Channel proteins require passive diffusion
the cell can also utilise carrier proteins to move molecules against these concentration
gradients using an electrochemical gradient or the hydrolysis of ATP. This is
needed for energy to create a conformational change in the protein structure,
allowing molecules to pass across the membrane (Almén et al., 2009). Carrier
proteins are highly selective, often only having a single molecule or group of
molecules they can move at one time. This is because most of these proteins
require to be bound to the molecule for transport to occur, so similarly to with
enzymes, require a specific shape to be present. As a result of the selectivity
and use of available energy, this process is far faster than in channel
proteins. For example a group of transporter proteins found within red blood
cells are estimated to be 50,000 times faster at moving glucose across the
plasma membrane than had it been done passively (Campbell et al., 2017).

A good example of the effectiveness of such proteins is in the sodium-potassium
pump used in nerve resting and action potentials. This process uses a carrier
protein that both transports ions and acts as an enzyme, hence its name Na+/K+-ATPase.
This protein has several active sites that ions bind to, but it is the ATP
which provides the energy for conformational changes to occur. ATP provides energy
for three Na+ ions to move out of the cell through a hydrolysis
reaction in addition to binding a phosphate ion to the protein. Two K+
ions can then bind to the protein from outside the cell and are only released
after the phosphate group detaches. This changes the tertiary structure of the
protein again and moves to potassium into the cell. This is an example of a
uniporter as the ATP is directly involved in the conformational change and
molecules only move in one direction at a time. Action potentials occur
incredibly quickly, with most Na+ potentials completing their cycle
within milliseconds, they are a good comparison against the facilitated
diffusion rates of channel proteins (Nave, 2009).

Cotransport
Proteins

Carrier proteins don’t always use ATP
for conformational changes as the energy can be sourced from other molecules or
ions such as in cotransport. These proteins are either considered symporters or
antiporters depending on how they work, and are often used in conjunction with
uniporters. Almost all glucose is absorbed in humans from the small intestine and
kidney against a concentration gradient by the SGLT1 symporter protein which carries
out cotransport using sodium ions (Poulsen et al., 2015). In this case both sodium and
glucose are required to be present outside of the epithelium for transport to
occur via the symporter. This does however require there to be at least one
concentration gradient for this to occur, so the same Na+/K+-ATPase from axons is
used to remove sodium from the epithelial lining (Brooklyn College, 2000).
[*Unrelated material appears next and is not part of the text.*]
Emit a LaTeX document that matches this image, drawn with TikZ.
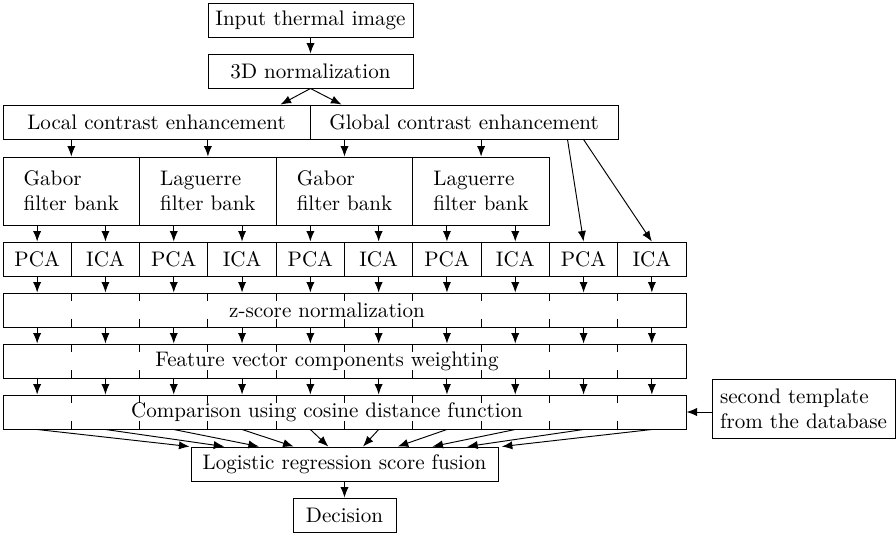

This is considered a
symporter protein as sodium and glucose are moving in the same direction, an
example of an antiport system is in the treatment of heart failure with calcium
ions.

Cardiac glycosides are highly similar
in shape to cholesterol and so are examples of steroids and steroid glycosides.
They inhibit the action of Na+/K+-ATPase by taking up sodium into the cell that
the enzyme is trying to remove it from, in essence creating an equilibrium with
not net movement. At the same time they transport Ca2+ into the
cell, in the opposite direction to the movement of sodium. This has the effect
of increasing the concentration of Ca2+ in the cytosol, stimulating
a contraction of heart muscles and helping start the heart beating again. It is
important to note that these sodium glycosides are created as toxins by
foxgloves and so have to be used in precise amounts or else can be lethal (Papachristodoulou et al., 2014).